Pajak Pertambahan Nilai (PPN) dapat menjadi pajak regresif karena membebani golongan berpenghasilan rendah secara relatif lebih besar dibandingkan golongan berpenghasilan tinggi. Hal ini menyebabkan kelompok berpendapatan rendah dan menengah lebih terbebani karena sebagian besar pendapatan mereka digunakan untuk konsumsi. Sebutan “zona tanggung” sangat tepat untuk menggambarkan posisi kelas menengah. Mereka tidak cukup kaya untuk bertahan dari beban pajak yang tinggi, namun juga tidak cukup miskin untuk mendapat bantuan langsung dari pemerintah. Kondisi ini menjepit kelas tersebut, dengan terbatasnya kemampuan untuk menabung, berinvestasi, dan bertahan di tengah ketidakpastian ekonomi. Jika tidak hati-hati, kondisi ini bisa memperburuk kesenjangan ekonomi, dan kelas menengah akan menjadi yang pertama merasakan dampak dari “jebakan ekonomi” ini.
Sebagai perbandingan, negara-negara dengan wilayah luas seperti Kanada, Australia, dan Amerika Serikat memiliki tarif PPN atau pajak penjualan yang relatif rendah, namun perlu diperhatikan bahwa perbandingan ini tidak bisa dilihat secara terpisah dari perspektif ekonomi dan sosial masing-masing negara, negara-negara ini memiliki pajak lebih rendah namun tetap mampu menyediakan fasilitas publik berkualitas. Kanada, misalnya, menerapkan Goods and Services Tax (GST) sebesar 5%, yang ditambah dengan pajak provinsi di beberapa wilayah. Australia memiliki GST sebesar 10%, sedangkan Amerika Serikat tidak memiliki PPN di tingkat federal, hanya menerapkan Sales Tax di tingkat negara bagian dengan rata-rata 4–7%. Meskipun tarif pajak relatif rendah, kenaikan pendapatan per kapita di negara-negara ini menjadi faktor yang juga perlu dilihat untuk meringankan beban pajak bagi masyarakat. Adanya kualitas fasilitas publik seperti sistem kesehatan universal, pendidikan yang baik, serta jaminan infrastruktur modern meningkatkan kepercayaan masyarakat untuk membayar pajak.
Indonesia dapat mempertimbangkan alternatif kebijakan untuk meningkatkan pendapatan negara tanpa membebani masyarakat dengan pajak yang tinggi. Salah satu opsi yang potensial adalah penguatan mekanisme perampasan aset hasil tindak pidana korupsi.
Menurut data Komisi Pemberantasan Korupsi (KPK), nilai kerugian negara akibat korupsi mencapai ratusan triliun rupiah setiap tahunnya.

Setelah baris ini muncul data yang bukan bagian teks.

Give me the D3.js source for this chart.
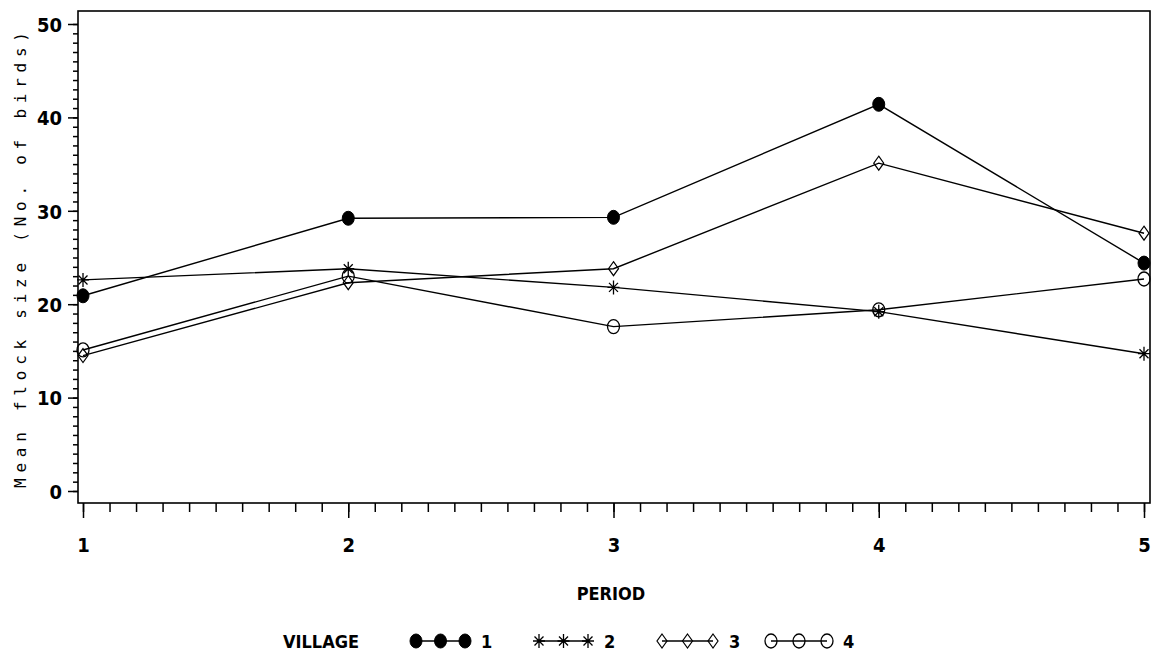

Jika RUU Perampasan Aset disahkan dan diimplementasikan secara efektif, Indonesia memiliki peluang untuk memulihkan aset negara yang hilang.
Namun, efektivitas RUU ini bergantung pada implementasinya, termasuk penguatan kapasitas lembaga penegak hukum, independensi peradilan, dan mekanisme kerjasama internasional dalam pelacakan aset lintas negara. Perlu juga ada mekanisme yang transparan dan akuntabel dalam pengelolaan aset yang dirampas. Langkah ini tidak hanya akan memperkuat transparansi dan akuntabilitas dalam pengelolaan keuangan negara, tetapi juga berpotensi mengurangi beban rakyat dengan menunda atau bahkan menghindari kenaikan PPN.
Kenaikan pajak ini berdampak besar sehingga sekiranya pemerintah dapat mempertimbangkan kebijakan lain untuk meningkatkan pendapatan negara tanpa harus menyiksa masyarakat kelas menengah maupun bawah dengan kenaikan pajak. Apakah ini yang dimaksud dengan keberlanjutan? Jangan sampai. Dengan adanya potensi penerimaan negara sebesar 300 triliun yang bisa didapatkan melalui kantong koruptor, justru rakyat yang harus menanggung beban yang lebih berat. Keberlanjutan harus mencakup kebijakan yang berpihak pada rakyat, bukan sebaliknya.